I’m a damned creative player, so if you’re giving me stats based on how I’m accomplishing something, I’ll find a way to always use my highest die. d10 Forceful? I’m cracking that safe with a shaped charge. I’m beating up those thugs with a crowbar. I’m hacking brute force relentlessly. I’m staring down the Mark like I’m going to get all sickhouse on him.
d10 Analytic? I’m cracking that safe with precision and studied talent. I’m sizing up those thugs for weak points. (In the recent Holmes flick, Holmes was all about the Analytic fighting.) I’m *ahem* analyzing the security system for a backdoor. I’m reading the Mark and figuring out the best approach to disarm him socially.
d10 Quick? I’m cool under pressure on that safe, and it’s getting handled in seconds. I get all combat-slash-parkour on those thugs, leaving them beaten and in my dust (I could see a Jet Li-type character doing this). I get to reuse the “cool under pressure” thing for hacking into the system at the same time Parker’s in the ducts. I grab teh Mark, lead him by the arm into the other room, working my quick mojo on him with misdirection.

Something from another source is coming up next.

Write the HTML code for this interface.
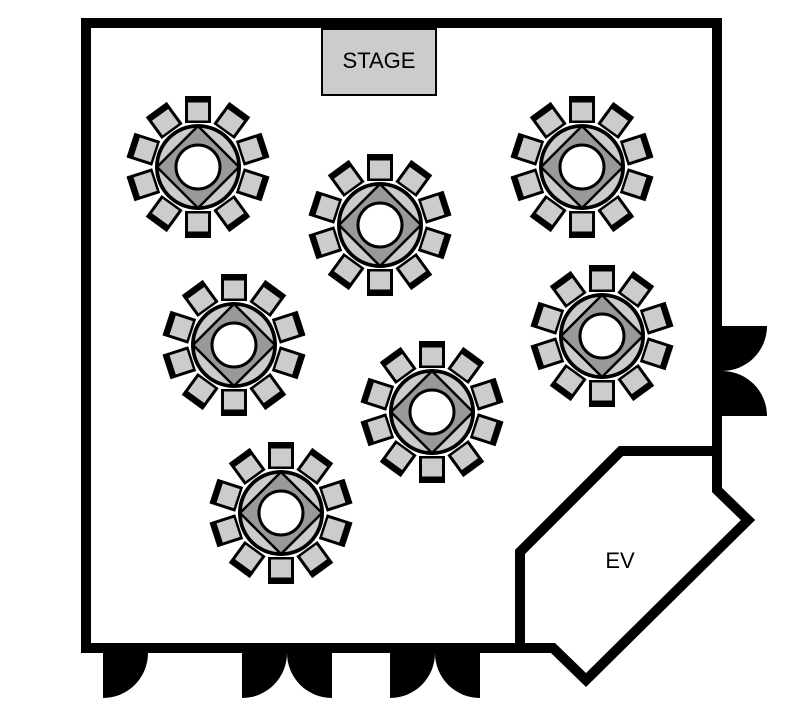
<!DOCTYPE html>
<html><head><style>html,body{margin:0;padding:0;background:#fff}svg{display:block}</style></head>
<body>
<svg width="800" height="717" viewBox="0 0 800 717" xmlns="http://www.w3.org/2000/svg">
<defs>
<g id="ch"><rect x="-13" y="-71" width="26" height="27" fill="#000"/><rect x="-10.5" y="-65" width="21" height="19" fill="#ccc" stroke="#000" stroke-width="1"/></g>
<g id="tb">
<use href="#ch" transform="rotate(0)"/><use href="#ch" transform="rotate(36)"/><use href="#ch" transform="rotate(72)"/><use href="#ch" transform="rotate(108)"/><use href="#ch" transform="rotate(144)"/><use href="#ch" transform="rotate(180)"/><use href="#ch" transform="rotate(216)"/><use href="#ch" transform="rotate(252)"/><use href="#ch" transform="rotate(288)"/><use href="#ch" transform="rotate(324)"/>
<circle r="43" fill="#000"/>
<circle r="40" fill="#ccc" stroke="#000" stroke-width="1.5"/>
<polygon points="0,-41 41,0 0,41 -41,0" fill="#999" stroke="#000" stroke-width="2.5"/>
<circle r="22" fill="#fff" stroke="#000" stroke-width="3"/>
</g>
</defs>
<path d="M86,23 H717 V490 L748,520 L586,680 L553,648 H86 Z" fill="none" stroke="#000" stroke-width="10" stroke-linejoin="miter"/>
<path d="M717,451 H621 L520,552 V648" fill="none" stroke="#000" stroke-width="10"/>
<path d="M722,326 H767 A45,45 0 0 1 722,371 Z" fill="#000"/>
<path d="M722,416 H767 A45,45 0 0 0 722,371 Z" fill="#000"/>
<path d="M103,653 V698 A45,45 0 0 0 148,653 Z" fill="#000"/>
<path d="M242,653 V698 A45,45 0 0 0 287,653 Z" fill="#000"/>
<path d="M332,653 V698 A45,45 0 0 1 287,653 Z" fill="#000"/>
<path d="M390,653 V698 A45,45 0 0 0 435,653 Z" fill="#000"/>
<path d="M480,653 V698 A45,45 0 0 1 435,653 Z" fill="#000"/>
<rect x="322" y="29" width="114" height="66" fill="#ccc" stroke="#000" stroke-width="2"/>
<text x="379" y="68" text-anchor="middle" font-family="Liberation Sans, sans-serif" font-size="22">STAGE</text>
<text x="620" y="568" text-anchor="middle" font-family="Liberation Sans, sans-serif" font-size="22">EV</text>
<use href="#tb" transform="translate(198,167)"/>
<use href="#tb" transform="translate(380,225)"/>
<use href="#tb" transform="translate(582,167)"/>
<use href="#tb" transform="translate(234,345)"/>
<use href="#tb" transform="translate(602,336)"/>
<use href="#tb" transform="translate(432,412)"/>
<use href="#tb" transform="translate(281,513)"/>
</svg>
</body></html>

I wrote that in like two minutes. Give me a situation and a generic approach, and I’ll make them fit. Which really means I have these three stats:
- d10 Be a successful-but-one-note character
- d8 Show a but more color to your character, at a penalty
- d6 Like I’m going to use this stat
Oh, and if you’re not able to be on the fly creative, you have:
- d10 Yay I know how to use this at this moment
- d8 Well, at least I figured this one out
- d6 I’m being punished for not figuring out how to work the other two in
Now, back in the day, we privileged certain skills/stats/whatever by saying you could only access certain subsystems or they had different effects on subsystems. In GURPS, combat was done with DX, but affected by ST (until you get firearms involved), and mitigated by HT. In Unknown Armies, Body was health, Speed was how soon you got to act, Soul was Magick shit. Now, often in indieland we have thrown away those for more use-anywhere traits, but I think at a cost. If our stats are about approaches, they need more hooked onto them to privilege approaches. I should have a genuine reason to roll the d6 before I’m just bored and want to do something other than roll the d10.
I had this issue in an older Mythender build, which I threw away because of this very problem. I tried a “If you use all your stats, get a bennie” trick, which didn’t work.

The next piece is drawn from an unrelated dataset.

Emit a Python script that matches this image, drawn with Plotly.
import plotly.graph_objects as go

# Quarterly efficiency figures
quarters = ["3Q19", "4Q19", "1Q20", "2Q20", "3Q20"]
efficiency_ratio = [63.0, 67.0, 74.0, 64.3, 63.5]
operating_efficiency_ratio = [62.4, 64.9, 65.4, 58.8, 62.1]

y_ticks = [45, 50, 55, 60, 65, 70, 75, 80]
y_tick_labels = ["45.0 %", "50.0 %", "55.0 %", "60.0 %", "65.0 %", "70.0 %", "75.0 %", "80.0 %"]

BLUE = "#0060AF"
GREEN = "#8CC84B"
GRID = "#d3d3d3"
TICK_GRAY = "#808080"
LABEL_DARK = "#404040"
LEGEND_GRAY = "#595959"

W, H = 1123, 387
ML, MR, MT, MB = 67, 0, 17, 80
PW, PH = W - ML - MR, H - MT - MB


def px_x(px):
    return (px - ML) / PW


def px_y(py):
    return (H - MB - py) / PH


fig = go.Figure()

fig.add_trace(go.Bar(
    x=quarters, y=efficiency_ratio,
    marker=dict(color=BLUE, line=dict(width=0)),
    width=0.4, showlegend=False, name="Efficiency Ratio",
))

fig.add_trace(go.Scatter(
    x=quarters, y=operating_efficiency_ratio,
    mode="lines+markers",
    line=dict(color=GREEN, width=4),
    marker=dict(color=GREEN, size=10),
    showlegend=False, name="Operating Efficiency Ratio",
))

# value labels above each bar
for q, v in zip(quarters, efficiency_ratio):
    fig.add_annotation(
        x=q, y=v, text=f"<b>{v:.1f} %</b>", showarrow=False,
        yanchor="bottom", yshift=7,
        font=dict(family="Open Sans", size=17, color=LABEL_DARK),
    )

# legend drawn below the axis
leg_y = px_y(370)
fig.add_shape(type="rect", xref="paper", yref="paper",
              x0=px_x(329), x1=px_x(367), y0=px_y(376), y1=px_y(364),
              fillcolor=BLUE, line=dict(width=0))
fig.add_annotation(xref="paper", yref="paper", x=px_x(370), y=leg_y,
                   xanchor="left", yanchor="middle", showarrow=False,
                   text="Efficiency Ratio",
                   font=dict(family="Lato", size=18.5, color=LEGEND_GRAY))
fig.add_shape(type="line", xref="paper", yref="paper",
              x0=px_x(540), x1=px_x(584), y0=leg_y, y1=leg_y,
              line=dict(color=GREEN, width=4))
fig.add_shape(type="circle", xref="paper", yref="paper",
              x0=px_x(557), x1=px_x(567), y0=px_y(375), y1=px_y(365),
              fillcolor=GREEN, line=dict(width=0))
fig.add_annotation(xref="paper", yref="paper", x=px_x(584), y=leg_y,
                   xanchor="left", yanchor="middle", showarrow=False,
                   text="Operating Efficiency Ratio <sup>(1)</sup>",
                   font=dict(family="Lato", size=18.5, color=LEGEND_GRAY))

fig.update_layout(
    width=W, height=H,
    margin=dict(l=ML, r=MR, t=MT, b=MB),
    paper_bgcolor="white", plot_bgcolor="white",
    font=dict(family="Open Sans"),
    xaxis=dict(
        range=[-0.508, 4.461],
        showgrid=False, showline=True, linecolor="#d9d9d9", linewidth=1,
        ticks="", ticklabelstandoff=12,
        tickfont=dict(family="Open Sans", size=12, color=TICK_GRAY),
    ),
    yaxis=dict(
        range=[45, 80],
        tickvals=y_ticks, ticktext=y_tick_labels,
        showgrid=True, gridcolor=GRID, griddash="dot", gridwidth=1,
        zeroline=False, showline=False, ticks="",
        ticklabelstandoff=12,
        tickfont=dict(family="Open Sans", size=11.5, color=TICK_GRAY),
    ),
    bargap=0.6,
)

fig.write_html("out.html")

Smallville does similar, but not with the question of “how.” That game approaches the same setup, but with “why” and “for whom,” which are interesting choices. I might not always be able to work in my d10 Glory is The Only Thing of my d10 Oliver is a Prettyboy Douche. And because Smallville also gives you an additional option, to challenge those elements for character growth, there’s more to the decision than “can I use my highest die”? Thus, they aren’t really “use anywhere,” even if there’s no further crunch handle on those particular pieces.
I suspect use-anywhere stats are a model that’s successful in convention games of competence porn, which is where a hack like this probably sees a lot of play. Still, adding a touch of depth to each approach — and right now I don’t really know how I would, aside form Talents that required a specific approach (and even that could be weaksauce) — would breathe life into something
Edit: Some followups:
- Dan Maruschak on his blog: “RPG Player Decisions: Emotional vs. Rational”
- Will Hindmarch on Gameplaywright: “Use-Whenever Stats and Emotional vs. Rational Decisions”
- Logan Bonner on Critical Hits: “You’re Out of your FAQing Element”
 Apocalypse World shows how indieland is starting to pick that (games without use-anywhere stats) back up again, those that’s not use-anywhere. Which is a stark contrast to In A Wicked Age’s setup.